[Just to declare interest: I’ve supported the crowdfunder for Prof. Smythe’s case]
I think this story really needs some far deeper arguments to be brought out than appears to have happened thus far. In particular, the David vs Goliath aspect is very simplistic. On Glasgow Uni (GU)‘s side, they have a twenty-year-retired ex-member of staff “trading” on his connection with them. Yes, he used to be Chair of Geophysics, but that was a while ago, the science may have moved on, and staff there question whether his expertise covers the areas in which he’s speaking. Among recommendations he’s made (if I understand correctly) is use of a 3D scanning technology that used to be a private business of his. On the flip side, it seems abundantly clear to me that retirement is often the only point at which you become truly free from sponsors’ interests, no longer having “skin in the game”, and there are many stories of universities punishing their staff for “free” speech which might threaten corporate or public funding streams.
The criticism of the paper Prof. Smythe attempted to publish in January, which resulted in removal of his access from GU’s systems, includes some valid points, such as its being important to distinguish between science and policy; his paper does seem to intertwine the two, which makes it difficult to separate evidence-based scientific argument from what might be claimed to be political opinion. Now as it happens my reading of the fracking situation is that it’s a positive disaster of dodgy enmeshed policy and science, where corporations and bankrupt governments with vested interests are writing policy without obvious regard for the public interest. That entanglement is the thing we should be worried about before we even get into the science, and that too is an argument to be brought out.
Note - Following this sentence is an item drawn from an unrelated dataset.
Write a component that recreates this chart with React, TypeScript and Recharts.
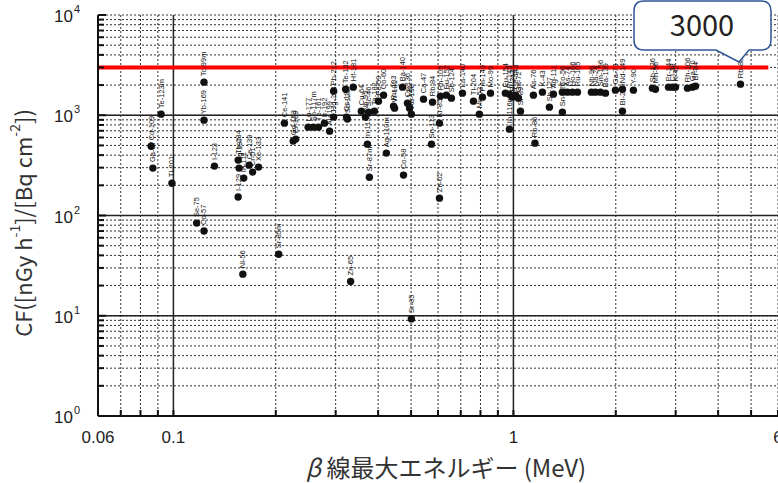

So this particular fight skims over the surface of a really deep and crucially important debate for our democracy, of how we establish trust and (where possible) truth, and how we generate justifiable policy in the public interest.
It seems clear to me that the professor’s access to research which his emeritus status grants him should be returned, but in a world where the public may not be so good at understanding the difference between a “professor” and an “emeritus professor”, I have some sympathy for GU’s wanting control over the use of their name. That said, their apparent failure to have any guidelines for same, and their private desire to strip Prof. Smythe of his emeritus status (as evidenced in the FoI emails) is exactly the kind of silencing of dissent that justifies public distrust of companies and institutions.